Every nonprofit should have a social media policy. Period. A clear policy keeps your message consistent, protects your reputation, and gives your staff and volunteers clear rules for posting and responding online. It will reduce legal, privacy, and crisis risks while making social media more effective for fundraising and community engagement.

But does your social media policy specifically address what you can and cannot post when a legislator visits your organization? Or what legislators can or cannot post about their visit? What about other potentially political content?

Imagine that a legislator visits your organization. A staff member posts a smiling group photo with language supporting a pending bill. A volunteer reposts it with partisan commentary. Meanwhile, the legislator’s office shares the image publicly as campaign-style content. Suddenly, your nonprofit must navigate questions about endorsement, lobbying, and organizational neutrality, all while appearing to support a position contrary to your mission. What a nightmare!

Having a specific policy can help clearly draw the line between advocating and lobbying by ensuring everyone knows what they can share, who approves it, and how to avoid accidentally misrepresenting the visit, supporting legislation, or endorsing a candidate.

The following 12 questions will help you develop your own social media policy specifically for legislative visits or other potentially political content.

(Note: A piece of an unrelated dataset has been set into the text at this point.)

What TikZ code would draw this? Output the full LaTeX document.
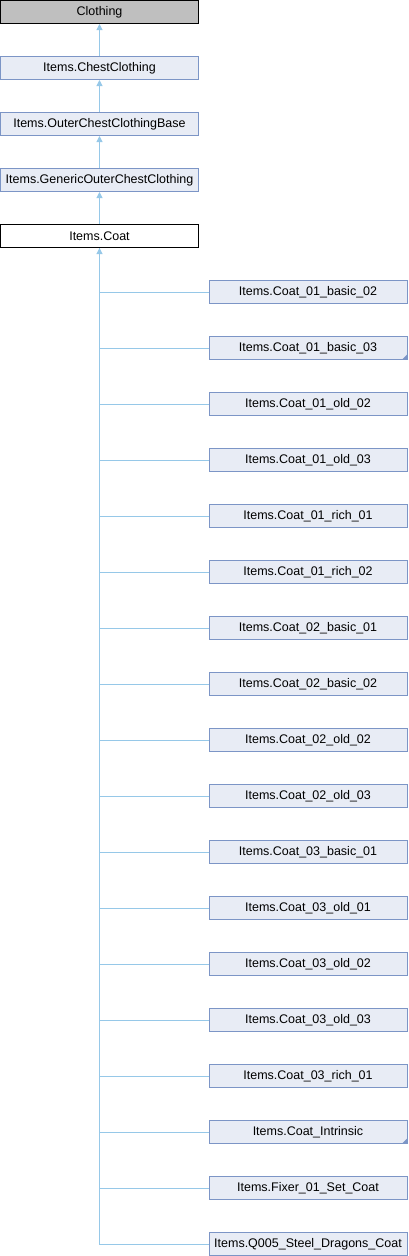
\documentclass[tikz,border=0pt]{standalone}
\usepackage{fontspec}
\setmainfont{Liberation Sans}
\usetikzlibrary{arrows.meta}
\definecolor{edgecol}{RGB}{150,200,232}
\definecolor{boxfill}{RGB}{232,236,245}
\definecolor{boxdraw}{RGB}{124,149,198}
\definecolor{rootfill}{RGB}{191,191,191}
\tikzset{
  cls/.style={draw=boxdraw, fill=boxfill, line width=1pt, minimum width=198pt, minimum height=23pt, inner sep=0pt, font=\fontsize{12.5}{14}\selectfont},
  rootcls/.style={cls, draw=black, fill=rootfill},
  curcls/.style={cls, draw=black, fill=white},
  inh/.style={draw=edgecol, line width=1pt, -{Triangle[length=6pt,width=6pt]}},
  plainedge/.style={draw=edgecol, line width=1pt},
  moremark/.style={fill=boxdraw}
}
\begin{document}
\begin{tikzpicture}[x=1pt,y=-1pt]
\useasboundingbox (0,0) rectangle (408,1256);
\node[rootcls] (n0) at (99.5,12) {Clothing};
\node[cls] (n1) at (99.5,68) {Items.ChestClothing};
\node[cls] (n2) at (99.5,124) {Items.OuterChestClothingBase};
\node[cls] (n3) at (99.5,180) {Items.GenericOuterChestClothing};
\node[curcls] (coat) at (99.5,236) {Items.Coat};
\draw[inh] (n1.north) -- (n0.south);
\draw[inh] (n2.north) -- (n1.south);
\draw[inh] (n3.north) -- (n2.south);
\draw[inh] (coat.north) -- (n3.south);
\foreach \name [count=\i from 0] in {Items.Coat\_01\_basic\_02, Items.Coat\_01\_basic\_03, Items.Coat\_01\_old\_02, Items.Coat\_01\_old\_03, Items.Coat\_01\_rich\_01, Items.Coat\_01\_rich\_02, Items.Coat\_02\_basic\_01, Items.Coat\_02\_basic\_02, Items.Coat\_02\_old\_02, Items.Coat\_02\_old\_03, Items.Coat\_03\_basic\_01, Items.Coat\_03\_old\_01, Items.Coat\_03\_old\_02, Items.Coat\_03\_old\_03, Items.Coat\_03\_rich\_01, Items.Coat\_Intrinsic, Items.Fixer\_01\_Set\_Coat, Items.Q005\_Steel\_Dragons\_Coat} {
  \node[cls] (c\i) at (308,{292+56*\i}) {\name};
  \draw[plainedge] (c\i.west) -| (coat.south);
}
\draw[inh] (c17.west) -| (coat.south);
\fill[moremark] ([shift={(-0.5,-0.5)}]c1.south east) -- ++(-5,0) -- ++(5,-5) -- cycle;
\fill[moremark] ([shift={(-0.5,-0.5)}]c15.south east) -- ++(-5,0) -- ++(5,-5) -- cycle;
\end{tikzpicture}
\end{document}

  1. What social media activity does this policy cover? Think about posts, reposts, comments, likes, stories, direct messages, photos, and event content.

  2. Which accounts does the policy cover: e.g., official organizational accounts, program accounts, staff accounts used for work purposes?

  3. Who has the authority to create, approve, publish, and delete content about legislative visits or policy issues? How will you document that approval? What boundaries exist on what staff can share on their personal accounts about politically charged issues?

  4. What content can posts about legislators, legislative visits, bills, or policy discussions include? What can they not include because it could look partisan, promotional, misleading, disrespectful, or like a candidate endorsement? What language should staff avoid when discussing legislation, elected officials, or public policy online?

  5. When must staff get approval before posting? Who must review and approve the content? How will you document that approval?

  6. What permissions must staff or volunteers secure before naming, tagging, quoting, or photographing legislators, staff, volunteers, or clients? How will you document that approval? Think both internal permissions and from the legislative staff.

  7. What permission must legislative staff get from you before sharing content about your organization or visit or using your organization as a backdrop for their content? How and who will communicate this policy to them, enforce it, and document that approval?

  8. How will you handle confidentiality, privacy, and sensitive or off-limits information? Think if you have certain spaces, programs, meetings, or client interactions that must remain off limits for photographs or sharing publicly during a visit. How do you communicate that with the legislator and his or her staff?

  9. Who monitors comments and messages on social media posts and other public communication? How should the organization respond to partisan, hostile, or controversial reactions?

  10. What happens if the legislator’s office objects to one of your organization’s posts, or if someone from their office violates the policy?

  11. How will your organization handle requests from media outlets related to politically sensitive posts, politically charged topics, or legislative visits? Do you have a designated PR representative or spokesperson? (NOTE: Having a designated spokesperson who knows these policies will help you with any type of crisis communication or PR request in addition to those related to legislative visits.)

  12. Does your organization have different rules for communicating about legislator visits or politically charged content during election seasons or around campaign periods? Document those differences and communicate them clearly including what constitutes “election season” or “campaign periods” since they can feel continuous these days.

With the answers to these questions in hand, you should draft and widely share your policy, including with your board of directors (who should approve them). The time invested now can spare you weeks or months of heartache, cleaning up a mistake or misstep.